Unfortunately, while DSPs deliver higher performance and efficiency than general-purpose CPUs, they often fail to deliver sufficient performance for demanding vision algorithms. For this reason, a typical chip for vision applications comprises a CPU, a DSP and coprocessors. This heterogeneous combination can yield excellent performance and efficiency, but can also be difficult to program. Indeed, DSP vendors typically do not enable users to program the coprocessors; rather, the coprocessors run software function libraries developed by the chip supplier.
Mobile Application Processor
A mobile application processor is a highly integrated system-on-chip, typically designed primarily for smart phones but used for other applications. Application processors typically comprise a high-performance CPU core and a constellation of specialized coprocessors, which may include a DSP, a GPU, a video processing unit , an image signal processor, etc.
These chips are specifically designed for battery-powered applications, and therefore place a premium on energy efficiency. In addition, because of the growing importance of smartphone and tablet applications, mobile application processors often have strong software development infrastructure, including low-cost development boards, operating system ports, etc. However, as with the DSPs discussed in the previous section, the specialized coprocessors found in application processors are usually not user-programmable, which limits their utility for vision applications.
FPGA with a CPU
Field programmable gate arrays (FPGAs) are flexible logic chips that can be reconfigured at the gate and block levels, enabling the user to craft computation structures that are tailored to the application at hand. Their flexibility also allows selection of I/O interfaces and on-chip peripherals matched to the application requirements. The ability to customize compute structures, coupled with the massive amount of resources available in modern FPGAs, yields high performance coupled with good cost- and energy-efficiency.

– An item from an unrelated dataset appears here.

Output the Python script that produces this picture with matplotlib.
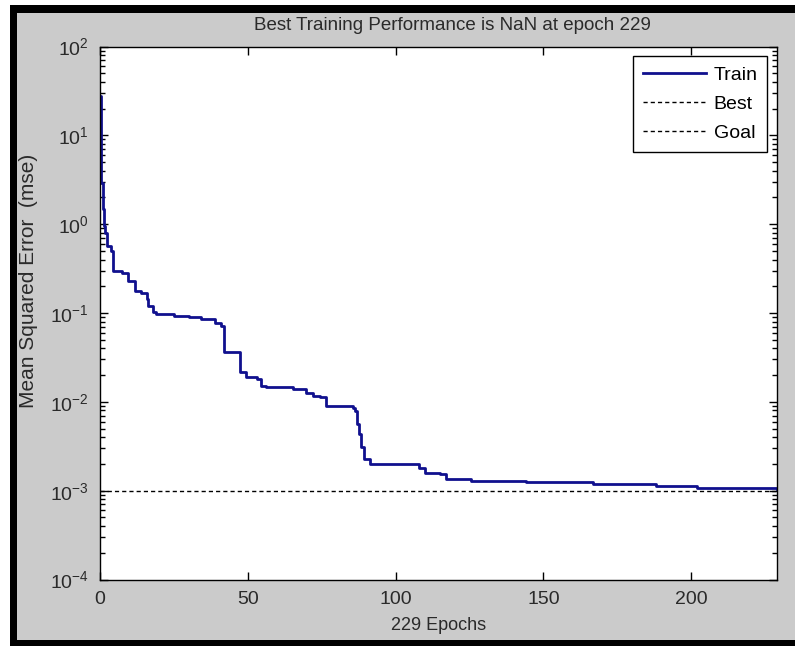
import matplotlib
matplotlib.use("Agg")
import matplotlib.pyplot as plt
from matplotlib.patches import Rectangle
from matplotlib.ticker import LogLocator, FixedLocator, NullFormatter
import numpy as np

# training curve (epoch where each level starts, mse)
epochs = [0, 0.3, 1, 1.2, 1.7, 2.3, 3.6, 4.3, 7.3, 9.6, 11.8, 14, 15.8, 16.3,
          17.9, 19, 25, 30, 34, 39, 41, 42, 46.7, 47.3, 49.5, 53, 54.6, 56.3,
          65.3, 69.8, 72, 74.3, 76.6, 85.6, 86.3, 87, 87.7, 88.2, 89.3, 91.2,
          107, 108, 110, 115, 117, 125.6, 144, 166.7, 188, 202, 229]
mse = [28, 2.9, 1.5, 0.96, 0.8, 0.57, 0.5, 0.30, 0.28, 0.23, 0.178, 0.17,
       0.145, 0.121, 0.102, 0.098, 0.093, 0.089, 0.085, 0.078, 0.072, 0.036,
       0.036, 0.0214, 0.0191, 0.018, 0.0152, 0.0145, 0.0139, 0.0127, 0.0117,
       0.0112, 0.009, 0.0086, 0.0079, 0.0056, 0.0043, 0.0031, 0.00226, 0.002,
       0.002, 0.0018, 0.0016, 0.00153, 0.00135, 0.00129, 0.00125, 0.0012,
       0.00113, 0.00106, 0.00105]
goal = 1e-3
best_epoch = 229
x_ticks = [0, 50, 100, 150, 200]

plt.rcParams["font.family"] = ["Liberation Sans", "DejaVu Sans"]
plt.rcParams["mathtext.fontset"] = "custom"
plt.rcParams["mathtext.rm"] = "Liberation Sans"
plt.rcParams["mathtext.it"] = "Liberation Sans"

W, H = 795, 646
fig = plt.figure(figsize=(W / 100, H / 100), dpi=100, facecolor="white")

# black frame and grey MATLAB-style window
fig.patches.append(Rectangle((10 / W, 0), 785 / W, 641 / H, transform=fig.transFigure,
                             facecolor="black", edgecolor="none", zorder=-2))
fig.patches.append(Rectangle((17 / W, 6 / H), 778 / W, 627 / H, transform=fig.transFigure,
                             facecolor="#cbcbcb", edgecolor="none", zorder=-1))

ax = fig.add_axes([100 / W, (H - 579.5) / H, 677 / W, 533 / H])
ax.set_facecolor("white")

ax.plot(epochs, mse, drawstyle="steps-post", color="#10108e", lw=2, label="Train")
ax.plot([], [], color="black", lw=1, ls=(0, (3, 2.2)), label="Best")
ax.axhline(goal, color="black", lw=1, ls=(0, (3, 2.2)), label="Goal")

ax.set_yscale("log")
ax.set_xlim(0, best_epoch)
ax.set_ylim(1e-4, 1e2)
ax.xaxis.set_major_locator(FixedLocator(x_ticks))
ax.yaxis.set_major_locator(LogLocator(base=10, numticks=10))
ax.yaxis.set_minor_locator(LogLocator(base=10, subs=np.arange(2, 10), numticks=20))
ax.yaxis.set_minor_formatter(NullFormatter())

ax.tick_params(which="both", direction="in", top=True, right=True,
               labelsize=14, colors="black", labelcolor="#2a2a2a")
ax.tick_params(which="major", length=6, width=1, pad=8)
ax.tick_params(which="minor", length=3.5, width=1)
for s in ax.spines.values():
    s.set_linewidth(1)
    s.set_color("black")

ax.set_title("Best Training Performance is NaN at epoch 229", fontsize=13.5,
             color="#2a2a2a", pad=12, x=0.52)
ax.set_xlabel("229 Epochs", fontsize=13, color="#2a2a2a", labelpad=7)
ax.set_ylabel("Mean Squared Error  (mse)", fontsize=15, color="#2a2a2a")
ax.yaxis.set_label_coords(-0.0916, 0.56)

leg = ax.legend(loc="upper right", fontsize=14, frameon=True, fancybox=False,
                edgecolor="black", framealpha=1, handlelength=3.25,
                handletextpad=0.4, labelspacing=0.6, borderaxespad=0.5,
                borderpad=0.5)
leg.get_frame().set_linewidth(1)

fig.savefig("out.png", dpi=100, facecolor=fig.get_facecolor())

Using FGPAs, however, is essentially a hardware design function, rather than a software development activity. FPGA design is typically performed using hardware description languages (Verilog or VHDL) at the register transfer level (RTL)—a very low level of abstraction. This makes FPGA design time-consuming and expensive. With that said, using FPGAs is getting easier.
IP block libraries of reusable FPGA design components are becoming increasingly capable, in some cases directly addressing vision algorithms, in others enabling supporting functionality. FGPA suppliers and their partners also increasingly offer reference designs that target specific applications, such as vision. Finally, high-level synthesis tools are increasingly effective. Users can implement relatively low-performance CPUs in the FPGA fabric, and in a few cases, FPGA manufacturers are integrating high-performance CPU cores.
The Benefits of an Industry Alliance
Embedded vision technology has the potential to enable a wide range of electronic products that are more intelligent and responsive than before, and thus more valuable to users. It can add helpful features to existing products. And it can provide significant new markets for hardware, software and semiconductor manufacturers. The Embedded Vision Alliance, a worldwide organization of technology developers and providers, is working to empower engineers to transform this potential into reality (Figure 2).
Figure 2. The embedded vision ecosystem spans hardware, semiconductor, and software component suppliers, subsystem developers, systems integrators, and end users, along with the fundamental research.
More specifically, the mission of the Alliance is to provide engineers with practical education, information, and insights to help them incorporate embedded vision capabilities into products. To execute this mission, the Alliance has developed a website providing tutorial articles, videos, code downloads and a discussion forum staffed by a diversity of technology experts.